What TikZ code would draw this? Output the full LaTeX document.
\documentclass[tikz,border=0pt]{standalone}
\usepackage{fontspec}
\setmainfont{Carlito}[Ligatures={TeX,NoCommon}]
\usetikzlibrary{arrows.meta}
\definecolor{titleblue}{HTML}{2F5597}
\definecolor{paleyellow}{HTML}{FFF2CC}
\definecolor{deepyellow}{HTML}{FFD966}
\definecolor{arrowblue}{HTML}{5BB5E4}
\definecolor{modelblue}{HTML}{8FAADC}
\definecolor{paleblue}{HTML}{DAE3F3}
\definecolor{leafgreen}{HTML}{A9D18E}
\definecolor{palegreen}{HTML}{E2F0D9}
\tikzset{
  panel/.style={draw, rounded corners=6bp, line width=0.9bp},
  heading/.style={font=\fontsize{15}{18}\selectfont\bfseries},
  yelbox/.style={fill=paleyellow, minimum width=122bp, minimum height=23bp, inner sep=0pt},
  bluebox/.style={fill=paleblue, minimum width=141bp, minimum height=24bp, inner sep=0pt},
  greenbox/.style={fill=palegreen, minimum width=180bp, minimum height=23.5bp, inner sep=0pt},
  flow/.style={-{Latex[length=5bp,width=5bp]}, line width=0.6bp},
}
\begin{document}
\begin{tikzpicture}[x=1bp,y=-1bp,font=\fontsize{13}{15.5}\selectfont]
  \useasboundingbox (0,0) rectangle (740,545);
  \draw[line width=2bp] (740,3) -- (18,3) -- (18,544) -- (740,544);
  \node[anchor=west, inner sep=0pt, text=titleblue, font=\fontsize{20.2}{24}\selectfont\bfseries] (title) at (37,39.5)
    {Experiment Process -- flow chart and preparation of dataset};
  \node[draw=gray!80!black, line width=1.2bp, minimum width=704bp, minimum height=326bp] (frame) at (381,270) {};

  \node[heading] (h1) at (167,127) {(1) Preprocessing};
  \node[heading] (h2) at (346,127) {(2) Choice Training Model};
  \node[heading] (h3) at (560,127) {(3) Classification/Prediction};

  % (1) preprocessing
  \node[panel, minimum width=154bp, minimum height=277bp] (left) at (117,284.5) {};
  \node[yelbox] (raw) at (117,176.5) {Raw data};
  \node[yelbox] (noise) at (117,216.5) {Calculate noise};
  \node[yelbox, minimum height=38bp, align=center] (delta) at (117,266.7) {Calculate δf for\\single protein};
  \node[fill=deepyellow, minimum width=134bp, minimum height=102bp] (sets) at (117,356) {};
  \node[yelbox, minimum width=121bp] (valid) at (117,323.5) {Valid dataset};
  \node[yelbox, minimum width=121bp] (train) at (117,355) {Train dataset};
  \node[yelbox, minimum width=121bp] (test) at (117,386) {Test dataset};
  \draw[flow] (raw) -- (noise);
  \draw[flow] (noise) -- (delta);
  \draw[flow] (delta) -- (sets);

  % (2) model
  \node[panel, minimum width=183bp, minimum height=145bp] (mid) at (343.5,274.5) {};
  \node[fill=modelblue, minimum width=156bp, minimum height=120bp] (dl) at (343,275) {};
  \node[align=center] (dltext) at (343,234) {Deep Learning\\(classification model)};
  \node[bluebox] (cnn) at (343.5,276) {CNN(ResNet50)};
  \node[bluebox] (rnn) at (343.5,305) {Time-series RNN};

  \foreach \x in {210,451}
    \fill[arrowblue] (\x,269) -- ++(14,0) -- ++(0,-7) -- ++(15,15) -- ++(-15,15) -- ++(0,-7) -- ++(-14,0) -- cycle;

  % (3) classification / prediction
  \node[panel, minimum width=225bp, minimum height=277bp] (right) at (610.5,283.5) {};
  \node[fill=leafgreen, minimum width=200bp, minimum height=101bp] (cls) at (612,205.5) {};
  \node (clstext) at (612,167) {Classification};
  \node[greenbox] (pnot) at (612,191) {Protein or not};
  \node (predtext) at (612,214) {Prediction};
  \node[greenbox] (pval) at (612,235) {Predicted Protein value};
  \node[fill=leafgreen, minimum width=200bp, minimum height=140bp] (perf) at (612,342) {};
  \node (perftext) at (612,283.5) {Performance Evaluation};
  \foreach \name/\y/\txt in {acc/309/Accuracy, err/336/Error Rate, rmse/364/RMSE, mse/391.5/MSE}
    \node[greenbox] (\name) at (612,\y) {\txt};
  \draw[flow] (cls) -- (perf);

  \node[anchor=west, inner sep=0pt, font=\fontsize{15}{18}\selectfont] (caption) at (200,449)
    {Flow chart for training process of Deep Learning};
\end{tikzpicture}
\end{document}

■ ■ ■

Transcribe all of the material exactly. Omit nothing.

What TikZ code would draw this? Output the full LaTeX document.
\documentclass[tikz,border=0pt]{standalone}
\usepackage{fontspec}
\setmainfont{Carlito}[Ligatures={TeX,NoCommon}]
\usetikzlibrary{arrows.meta}
\definecolor{titleblue}{HTML}{2F5597}
\definecolor{paleyellow}{HTML}{FFF2CC}
\definecolor{deepyellow}{HTML}{FFD966}
\definecolor{arrowblue}{HTML}{5BB5E4}
\definecolor{modelblue}{HTML}{8FAADC}
\definecolor{paleblue}{HTML}{DAE3F3}
\definecolor{leafgreen}{HTML}{A9D18E}
\definecolor{palegreen}{HTML}{E2F0D9}
\tikzset{
  panel/.style={draw, rounded corners=6bp, line width=0.9bp},
  heading/.style={font=\fontsize{15}{18}\selectfont\bfseries},
  yelbox/.style={fill=paleyellow, minimum width=122bp, minimum height=23bp, inner sep=0pt},
  bluebox/.style={fill=paleblue, minimum width=141bp, minimum height=24bp, inner sep=0pt},
  greenbox/.style={fill=palegreen, minimum width=180bp, minimum height=23.5bp, inner sep=0pt},
  flow/.style={-{Latex[length=5bp,width=5bp]}, line width=0.6bp},
}
\begin{document}
\begin{tikzpicture}[x=1bp,y=-1bp,font=\fontsize{13}{15.5}\selectfont]
  \useasboundingbox (0,0) rectangle (740,545);
  \draw[line width=2bp] (740,3) -- (18,3) -- (18,544) -- (740,544);
  \node[anchor=west, inner sep=0pt, text=titleblue, font=\fontsize{20.2}{24}\selectfont\bfseries] (title) at (37,39.5)
    {Experiment Process -- flow chart and preparation of dataset};
  \node[draw=gray!80!black, line width=1.2bp, minimum width=704bp, minimum height=326bp] (frame) at (381,270) {};

  \node[heading] (h1) at (167,127) {(1) Preprocessing};
  \node[heading] (h2) at (346,127) {(2) Choice Training Model};
  \node[heading] (h3) at (560,127) {(3) Classification/Prediction};

  % (1) preprocessing
  \node[panel, minimum width=154bp, minimum height=277bp] (left) at (117,284.5) {};
  \node[yelbox] (raw) at (117,176.5) {Raw data};
  \node[yelbox] (noise) at (117,216.5) {Calculate noise};
  \node[yelbox, minimum height=38bp, align=center] (delta) at (117,266.7) {Calculate δf for\\single protein};
  \node[fill=deepyellow, minimum width=134bp, minimum height=102bp] (sets) at (117,356) {};
  \node[yelbox, minimum width=121bp] (valid) at (117,323.5) {Valid dataset};
  \node[yelbox, minimum width=121bp] (train) at (117,355) {Train dataset};
  \node[yelbox, minimum width=121bp] (test) at (117,386) {Test dataset};
  \draw[flow] (raw) -- (noise);
  \draw[flow] (noise) -- (delta);
  \draw[flow] (delta) -- (sets);

  % (2) model
  \node[panel, minimum width=183bp, minimum height=145bp] (mid) at (343.5,274.5) {};
  \node[fill=modelblue, minimum width=156bp, minimum height=120bp] (dl) at (343,275) {};
  \node[align=center] (dltext) at (343,234) {Deep Learning\\(classification model)};
  \node[bluebox] (cnn) at (343.5,276) {CNN(ResNet50)};
  \node[bluebox] (rnn) at (343.5,305) {Time-series RNN};

  \foreach \x in {210,451}
    \fill[arrowblue] (\x,269) -- ++(14,0) -- ++(0,-7) -- ++(15,15) -- ++(-15,15) -- ++(0,-7) -- ++(-14,0) -- cycle;

  % (3) classification / prediction
  \node[panel, minimum width=225bp, minimum height=277bp] (right) at (610.5,283.5) {};
  \node[fill=leafgreen, minimum width=200bp, minimum height=101bp] (cls) at (612,205.5) {};
  \node (clstext) at (612,167) {Classification};
  \node[greenbox] (pnot) at (612,191) {Protein or not};
  \node (predtext) at (612,214) {Prediction};
  \node[greenbox] (pval) at (612,235) {Predicted Protein value};
  \node[fill=leafgreen, minimum width=200bp, minimum height=140bp] (perf) at (612,342) {};
  \node (perftext) at (612,283.5) {Performance Evaluation};
  \foreach \name/\y/\txt in {acc/309/Accuracy, err/336/Error Rate, rmse/364/RMSE, mse/391.5/MSE}
    \node[greenbox] (\name) at (612,\y) {\txt};
  \draw[flow] (cls) -- (perf);

  \node[anchor=west, inner sep=0pt, font=\fontsize{15}{18}\selectfont] (caption) at (200,449)
    {Flow chart for training process of Deep Learning};
\end{tikzpicture}
\end{document}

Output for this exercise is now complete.